Oh may no earth-born cloud arise

To hide Thee from Thy servant’s eyes!


When the soft dews of kindly sleep

My weary eyelids gently steep,

Be my last thought how sweet to rest

Forever on my Saviour’s breast!


Abide with me from morn till eve,

For without Thee I cannot live;

Abide with me when night is nigh,

For without Thee I dare not die.


The nature imagery here is melded with personal romantic and physical (!) love. It is sensual and bedroom-obsessed in the way that girls in our culture somehow confuse physical passion with being nursed by their mothers.

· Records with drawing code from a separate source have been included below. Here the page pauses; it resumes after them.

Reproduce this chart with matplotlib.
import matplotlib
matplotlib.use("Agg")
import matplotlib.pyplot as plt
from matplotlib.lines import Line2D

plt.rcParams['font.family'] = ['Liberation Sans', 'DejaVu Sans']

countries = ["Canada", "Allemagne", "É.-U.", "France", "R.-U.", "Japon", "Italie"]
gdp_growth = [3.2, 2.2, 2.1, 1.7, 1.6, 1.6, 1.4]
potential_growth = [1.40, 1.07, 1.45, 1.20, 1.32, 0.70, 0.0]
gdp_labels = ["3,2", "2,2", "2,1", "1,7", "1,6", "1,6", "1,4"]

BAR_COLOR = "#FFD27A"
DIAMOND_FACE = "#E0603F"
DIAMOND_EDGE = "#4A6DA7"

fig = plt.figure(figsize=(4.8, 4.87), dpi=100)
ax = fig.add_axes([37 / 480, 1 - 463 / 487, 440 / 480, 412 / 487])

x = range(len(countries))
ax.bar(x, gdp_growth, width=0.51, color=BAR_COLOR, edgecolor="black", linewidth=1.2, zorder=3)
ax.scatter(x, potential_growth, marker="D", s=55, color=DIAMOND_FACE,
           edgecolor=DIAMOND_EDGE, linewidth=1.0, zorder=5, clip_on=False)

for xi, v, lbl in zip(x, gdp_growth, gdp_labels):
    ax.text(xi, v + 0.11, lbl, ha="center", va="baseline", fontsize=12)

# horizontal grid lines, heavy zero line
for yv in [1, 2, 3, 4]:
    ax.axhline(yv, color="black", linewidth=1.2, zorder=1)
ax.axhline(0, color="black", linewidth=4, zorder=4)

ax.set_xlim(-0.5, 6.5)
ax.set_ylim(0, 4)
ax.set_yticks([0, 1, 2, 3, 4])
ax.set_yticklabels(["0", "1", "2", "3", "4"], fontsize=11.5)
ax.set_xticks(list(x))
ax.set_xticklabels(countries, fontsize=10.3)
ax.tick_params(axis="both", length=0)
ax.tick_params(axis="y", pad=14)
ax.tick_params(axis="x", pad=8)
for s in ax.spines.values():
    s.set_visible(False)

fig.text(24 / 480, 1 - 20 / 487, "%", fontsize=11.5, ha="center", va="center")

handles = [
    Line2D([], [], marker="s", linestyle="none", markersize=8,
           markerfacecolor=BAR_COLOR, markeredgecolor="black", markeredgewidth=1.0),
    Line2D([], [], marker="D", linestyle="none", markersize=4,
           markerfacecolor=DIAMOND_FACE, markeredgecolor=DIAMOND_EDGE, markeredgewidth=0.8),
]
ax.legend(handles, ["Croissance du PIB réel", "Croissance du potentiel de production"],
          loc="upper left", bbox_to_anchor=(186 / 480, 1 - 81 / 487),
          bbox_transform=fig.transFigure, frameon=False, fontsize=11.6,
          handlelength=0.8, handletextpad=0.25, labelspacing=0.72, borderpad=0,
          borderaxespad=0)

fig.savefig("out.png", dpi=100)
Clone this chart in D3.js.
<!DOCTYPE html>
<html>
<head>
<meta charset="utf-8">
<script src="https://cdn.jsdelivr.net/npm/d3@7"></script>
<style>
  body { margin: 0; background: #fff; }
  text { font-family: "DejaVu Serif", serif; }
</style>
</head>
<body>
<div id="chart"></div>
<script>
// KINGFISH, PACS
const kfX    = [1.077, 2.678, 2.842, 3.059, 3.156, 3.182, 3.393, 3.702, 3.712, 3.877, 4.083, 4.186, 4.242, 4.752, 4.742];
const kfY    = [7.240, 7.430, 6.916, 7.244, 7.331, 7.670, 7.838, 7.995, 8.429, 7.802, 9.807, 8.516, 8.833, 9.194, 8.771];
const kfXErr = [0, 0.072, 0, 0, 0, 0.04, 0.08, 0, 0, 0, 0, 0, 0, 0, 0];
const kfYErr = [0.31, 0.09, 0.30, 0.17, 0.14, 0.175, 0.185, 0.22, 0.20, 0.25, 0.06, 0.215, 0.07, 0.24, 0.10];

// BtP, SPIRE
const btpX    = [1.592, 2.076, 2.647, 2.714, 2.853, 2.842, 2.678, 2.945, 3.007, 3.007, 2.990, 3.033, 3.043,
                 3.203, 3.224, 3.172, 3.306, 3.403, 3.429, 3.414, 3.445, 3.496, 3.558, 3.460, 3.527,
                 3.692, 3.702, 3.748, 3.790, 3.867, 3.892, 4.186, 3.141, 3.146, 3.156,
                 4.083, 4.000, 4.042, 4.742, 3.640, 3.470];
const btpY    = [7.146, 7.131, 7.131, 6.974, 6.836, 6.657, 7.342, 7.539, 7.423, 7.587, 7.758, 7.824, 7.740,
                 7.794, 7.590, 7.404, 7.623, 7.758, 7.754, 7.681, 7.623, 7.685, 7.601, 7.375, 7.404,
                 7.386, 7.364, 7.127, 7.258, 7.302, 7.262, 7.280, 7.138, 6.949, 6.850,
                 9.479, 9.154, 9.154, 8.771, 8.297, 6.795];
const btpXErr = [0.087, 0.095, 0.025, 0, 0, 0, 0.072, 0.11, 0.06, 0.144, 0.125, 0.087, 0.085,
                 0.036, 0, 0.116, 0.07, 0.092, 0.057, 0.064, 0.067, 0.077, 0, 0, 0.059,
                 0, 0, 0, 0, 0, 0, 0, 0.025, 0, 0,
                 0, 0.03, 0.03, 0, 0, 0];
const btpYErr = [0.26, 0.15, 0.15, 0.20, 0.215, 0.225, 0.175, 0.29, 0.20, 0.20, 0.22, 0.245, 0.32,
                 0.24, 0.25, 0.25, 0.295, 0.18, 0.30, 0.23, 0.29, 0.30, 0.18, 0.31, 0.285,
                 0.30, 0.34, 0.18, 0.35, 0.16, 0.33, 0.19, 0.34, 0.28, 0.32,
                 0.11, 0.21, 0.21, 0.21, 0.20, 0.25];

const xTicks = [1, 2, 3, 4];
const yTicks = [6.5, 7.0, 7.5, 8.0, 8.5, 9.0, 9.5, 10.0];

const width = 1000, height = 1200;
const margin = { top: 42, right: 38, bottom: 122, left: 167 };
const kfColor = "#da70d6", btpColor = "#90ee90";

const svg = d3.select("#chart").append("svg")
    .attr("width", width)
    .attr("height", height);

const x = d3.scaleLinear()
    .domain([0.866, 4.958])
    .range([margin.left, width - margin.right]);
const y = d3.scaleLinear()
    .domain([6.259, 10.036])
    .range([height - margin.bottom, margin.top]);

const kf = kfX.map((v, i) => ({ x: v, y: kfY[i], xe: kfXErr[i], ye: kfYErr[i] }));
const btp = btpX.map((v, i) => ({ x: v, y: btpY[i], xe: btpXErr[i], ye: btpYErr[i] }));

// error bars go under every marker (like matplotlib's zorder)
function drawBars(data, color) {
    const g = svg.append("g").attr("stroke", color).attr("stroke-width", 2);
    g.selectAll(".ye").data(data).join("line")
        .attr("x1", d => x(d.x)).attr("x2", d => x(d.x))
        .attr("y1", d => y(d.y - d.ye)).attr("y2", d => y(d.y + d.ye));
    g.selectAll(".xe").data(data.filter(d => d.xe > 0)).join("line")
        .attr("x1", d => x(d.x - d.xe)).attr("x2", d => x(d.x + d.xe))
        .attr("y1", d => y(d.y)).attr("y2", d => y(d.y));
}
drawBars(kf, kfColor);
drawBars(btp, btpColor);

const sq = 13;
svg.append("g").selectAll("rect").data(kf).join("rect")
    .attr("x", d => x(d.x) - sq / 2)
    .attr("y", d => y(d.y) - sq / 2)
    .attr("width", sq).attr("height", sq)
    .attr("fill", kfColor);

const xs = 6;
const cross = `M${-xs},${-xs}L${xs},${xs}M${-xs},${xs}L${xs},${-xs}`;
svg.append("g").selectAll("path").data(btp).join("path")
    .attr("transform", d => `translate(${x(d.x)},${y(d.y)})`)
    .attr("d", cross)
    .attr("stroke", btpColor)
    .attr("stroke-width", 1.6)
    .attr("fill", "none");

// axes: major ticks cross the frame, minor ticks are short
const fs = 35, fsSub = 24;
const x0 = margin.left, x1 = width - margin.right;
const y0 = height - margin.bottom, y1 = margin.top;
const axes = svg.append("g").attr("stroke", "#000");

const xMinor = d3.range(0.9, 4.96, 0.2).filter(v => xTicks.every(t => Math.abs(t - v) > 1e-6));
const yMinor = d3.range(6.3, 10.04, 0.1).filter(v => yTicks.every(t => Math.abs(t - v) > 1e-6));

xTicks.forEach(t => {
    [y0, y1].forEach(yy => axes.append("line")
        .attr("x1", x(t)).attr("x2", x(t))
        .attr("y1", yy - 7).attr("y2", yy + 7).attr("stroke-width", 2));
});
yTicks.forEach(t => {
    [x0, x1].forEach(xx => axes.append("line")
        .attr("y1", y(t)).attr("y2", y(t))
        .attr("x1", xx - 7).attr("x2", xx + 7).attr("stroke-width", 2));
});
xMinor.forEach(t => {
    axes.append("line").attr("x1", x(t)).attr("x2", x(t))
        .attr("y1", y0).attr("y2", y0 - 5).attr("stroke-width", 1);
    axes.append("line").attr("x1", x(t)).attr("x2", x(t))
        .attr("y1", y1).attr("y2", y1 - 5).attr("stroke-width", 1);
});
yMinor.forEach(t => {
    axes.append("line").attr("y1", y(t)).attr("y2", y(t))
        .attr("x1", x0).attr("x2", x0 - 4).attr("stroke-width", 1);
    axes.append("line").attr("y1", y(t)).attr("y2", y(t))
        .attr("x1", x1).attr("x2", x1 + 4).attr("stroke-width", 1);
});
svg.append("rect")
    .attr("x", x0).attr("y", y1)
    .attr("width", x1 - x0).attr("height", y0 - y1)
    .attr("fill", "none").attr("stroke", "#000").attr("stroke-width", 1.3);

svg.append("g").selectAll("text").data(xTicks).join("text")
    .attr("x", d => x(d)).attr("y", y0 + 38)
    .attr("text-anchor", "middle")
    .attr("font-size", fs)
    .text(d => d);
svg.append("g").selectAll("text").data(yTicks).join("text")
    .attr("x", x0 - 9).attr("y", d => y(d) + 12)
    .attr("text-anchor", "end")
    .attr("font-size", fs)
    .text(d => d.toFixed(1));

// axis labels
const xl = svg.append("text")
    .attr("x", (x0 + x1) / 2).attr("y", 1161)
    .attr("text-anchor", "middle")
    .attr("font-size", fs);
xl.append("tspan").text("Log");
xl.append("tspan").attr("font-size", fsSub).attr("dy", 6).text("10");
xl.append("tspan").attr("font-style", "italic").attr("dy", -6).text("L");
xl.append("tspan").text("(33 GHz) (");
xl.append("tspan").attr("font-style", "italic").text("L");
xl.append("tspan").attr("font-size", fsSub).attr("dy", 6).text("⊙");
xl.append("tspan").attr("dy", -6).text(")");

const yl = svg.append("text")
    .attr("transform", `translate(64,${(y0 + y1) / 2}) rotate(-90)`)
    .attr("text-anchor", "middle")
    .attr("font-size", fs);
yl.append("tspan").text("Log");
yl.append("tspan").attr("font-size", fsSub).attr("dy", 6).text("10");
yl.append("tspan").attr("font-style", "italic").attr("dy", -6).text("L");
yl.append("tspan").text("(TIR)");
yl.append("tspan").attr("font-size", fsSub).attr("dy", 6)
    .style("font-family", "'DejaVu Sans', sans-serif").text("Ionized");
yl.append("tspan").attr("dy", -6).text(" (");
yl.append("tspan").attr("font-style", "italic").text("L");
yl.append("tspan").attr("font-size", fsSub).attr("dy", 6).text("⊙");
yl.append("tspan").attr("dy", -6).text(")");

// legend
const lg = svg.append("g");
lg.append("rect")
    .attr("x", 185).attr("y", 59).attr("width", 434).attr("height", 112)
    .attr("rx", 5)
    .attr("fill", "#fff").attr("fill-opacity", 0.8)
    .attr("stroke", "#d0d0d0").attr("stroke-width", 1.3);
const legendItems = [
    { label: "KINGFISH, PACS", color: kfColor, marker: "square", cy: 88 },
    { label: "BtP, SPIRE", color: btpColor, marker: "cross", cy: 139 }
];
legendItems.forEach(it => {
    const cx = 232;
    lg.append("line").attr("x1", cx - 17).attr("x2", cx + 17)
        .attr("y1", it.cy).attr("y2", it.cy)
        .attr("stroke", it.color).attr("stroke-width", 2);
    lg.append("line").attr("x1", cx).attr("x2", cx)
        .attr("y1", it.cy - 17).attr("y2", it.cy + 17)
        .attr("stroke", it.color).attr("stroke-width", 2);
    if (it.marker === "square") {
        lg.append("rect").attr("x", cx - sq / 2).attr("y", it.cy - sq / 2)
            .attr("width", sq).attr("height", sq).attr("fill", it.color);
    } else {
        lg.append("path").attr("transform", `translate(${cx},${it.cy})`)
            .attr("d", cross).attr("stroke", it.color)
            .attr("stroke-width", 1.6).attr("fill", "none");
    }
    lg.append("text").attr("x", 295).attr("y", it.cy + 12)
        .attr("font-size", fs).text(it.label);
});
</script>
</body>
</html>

It’s chick-flick religion, pulling God off into a little one-on-one in seclusion, wearing a maid’s uniform, no less. Think about it.


FOOTNOTE:

Romanticism (or the Romantic era/Period) was an artistic, literary and intellectual movement that originated in the second half of the 18th century in Europe and strengthened in reaction to the Industrial Revolution In part, it was a revolt against aristocratic social and political norms of the Age of Enlightenment and a reaction against the scientific rationalization of nature. The movement validated strong emotion as an authentic source of aesthetic experience, placing new emphasis on such emotions as trepidation, horror and terror and awe—especially that which is experienced in confronting the sublimity of untamed nature and its picturesque qualities.”

1 comment:

Julie said...

I encourage you to post more of your rediscovered liturgies. They make a pretty nice meditation manual -- for people around there -- or elsewhere.